Pascal Siakam's struggles coming into the 2021-22 season - namely, his diminished production in the wake of the pandemic's outbreak and the torn labrum in his left shoulder that required surgery last summer - were well noted.

But after witnessing the way the sixth-year Toronto Raptors forward battled back in a resurgent 2021-22, team president Masai Ujiri is confident that the 28-year-old is someone he wants on his side when the going gets tough.

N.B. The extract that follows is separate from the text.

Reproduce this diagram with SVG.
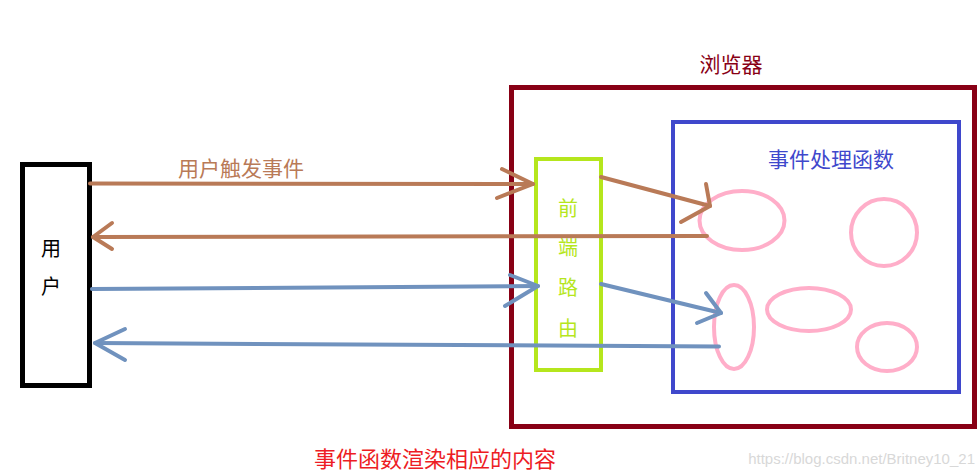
<svg xmlns="http://www.w3.org/2000/svg" width="977" height="475" viewBox="0 0 977 475">
<style>
text{font-family:"Noto Sans CJK SC","Microsoft YaHei",sans-serif;}
.box{fill:none;}
.brown{fill:none;stroke:#b97a57;stroke-width:4;stroke-linecap:round;stroke-linejoin:round;}
.blue{fill:none;stroke:#7092be;stroke-width:4;stroke-linecap:round;stroke-linejoin:round;}
.pink{fill:none;stroke:#ffaec9;stroke-width:4;}
</style>
<rect width="977" height="475" fill="#ffffff"/>
<g id="user">
<rect class="box" x="22.5" y="164.5" width="67" height="221" stroke="#000000" stroke-width="5"/>
<text x="51" y="256" font-size="20" text-anchor="middle" fill="#000000">用</text>
<text x="51" y="294" font-size="20" text-anchor="middle" fill="#000000">户</text>
</g>
<g id="browser">
<rect class="box" x="511.5" y="87.5" width="463" height="339" stroke="#880015" stroke-width="5"/>
<text x="731" y="72" font-size="21" text-anchor="middle" fill="#880015">浏览器</text>
</g>
<g id="router">
<rect class="box" x="536" y="159" width="65" height="211" stroke="#b5e61d" stroke-width="4"/>
<text x="568" y="216" font-size="20" text-anchor="middle" fill="#b5e61d">前</text>
<text x="568" y="255" font-size="20" text-anchor="middle" fill="#b5e61d">端</text>
<text x="568" y="295" font-size="20" text-anchor="middle" fill="#b5e61d">路</text>
<text x="568" y="336" font-size="20" text-anchor="middle" fill="#b5e61d">由</text>
</g>
<g id="handlers">
<rect class="box" x="673" y="122" width="286" height="270" stroke="#3f48cc" stroke-width="4"/>
<text x="831" y="167" font-size="21" text-anchor="middle" fill="#3f48cc">事件处理函数</text>
</g>
<g id="fn1"><ellipse class="pink" cx="742" cy="220.5" rx="42.5" ry="29.5"/></g>
<g id="fn2"><ellipse class="pink" cx="884" cy="232.5" rx="33" ry="33.5"/></g>
<g id="fn3"><ellipse class="pink" cx="734" cy="327" rx="20" ry="42"/></g>
<g id="fn4"><ellipse class="pink" cx="809" cy="309.5" rx="42" ry="21.5"/></g>
<g id="fn5"><ellipse class="pink" cx="887" cy="347" rx="30" ry="24"/></g>
<g id="connectors">
<path class="brown" d="M90 183.5 L533 184"/>
<path class="brown" d="M502 169 L533 184 L497 198"/>
<path class="brown" d="M707 236 L93 237"/>
<path class="brown" d="M112 223 L93 237 L112 249"/>
<path class="brown" d="M601 177 L710 206"/>
<path class="brown" d="M706 184 L710 206 L681 222"/>
<path class="blue" d="M92 289 L538 286"/>
<path class="blue" d="M510 275 L538 286 L505 306"/>
<path class="blue" d="M601 284 L721 313"/>
<path class="blue" d="M706 293 L721 313 L697 323"/>
<path class="blue" d="M719 346.5 L95 343"/>
<path class="blue" d="M125 329 L95 343 L125 360"/>
</g>
<g id="labels">
<text x="241" y="176" font-size="21" text-anchor="middle" fill="#b97a57">用户触发事件</text>
<text x="435" y="467" font-size="22" text-anchor="middle" fill="#ed1c24">事件函数渲染相应的内容</text>
<text x="975" y="464" font-size="15" text-anchor="end" fill="#d8d8d8" font-family="Liberation Sans, Arial, sans-serif" style="font-family:'Liberation Sans',Arial,sans-serif">https://blog.csdn.net/Britney10_21</text>
</g>
</svg>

"Watching his press conference the other day, I want that guy on my team. I want that kind of fighter on my team," Ujiri said at his season-ending media availability on Tuesday, per the Toronto Star's Libaan Osman. "If you can come back from it in life - you saw it; you saw what people called him. Racist (comments). All the things that were said about that guy because of basketball. Because of sports. Yeah, he gets paid, but he's also a human being, right?

"And he stood it, withstood it, went, when he was coming back, got hit again, got injured. Those things crack people, right? And he grew out of it.

"And to see him on that stage, you know, fight and fight and fight? That's who you want to go to war with, to battle with. I'm proud of him. Incredibly proud of Pascal."

Siakam's two-season stretch beginning in 2018 suggested a player on course for NBA stardom. In 2018-19, he was voted the league's Most Improved Player after ranking second on the team in scoring en route to the Raptors' maiden championship.

A year later, he averaged 22.9 points, 7.3 rebounds, and 3.5 assists a night, earning his first All-Star nod and a spot on the All-NBA second team while leading a 53-win Raptors team in scoring.

However, Siakam's production fell sharply in the Disney World bubble after the 2019-20 season had been suspended from mid-March through late July due to the COVID-19 pandemic. Across 11 playoff games, the Cameroonian's scoring average dropped to 17 points per game on 39.6% shooting, including 18.9% on nearly five 3-point attempts a night. He scored just 13 points on 5-of-12 shooting in a season-ending Game 7 loss to the Boston Celtics in the Eastern Conference semifinals.

Now, Siakam is once again credibly in the running for an All-NBA selection. After missing the first 10 games of the season while recovering from his shoulder surgery, Siakam averaged 22.8 points, 8.5 rebounds, 5.3 assists, and 1.3 steals in an NBA-leading 37.9 minutes per game. And come playoff time, he helped lead an injury-hampered Raptors team to a spirited 4-2 first-round defeat after the team initially fell down 3-0 to the Philadelphia 76ers.

"What that guy went through - we all go through it and it's not advertised; his is public because he's a public figure," Ujiri said. "I'm so proud of him."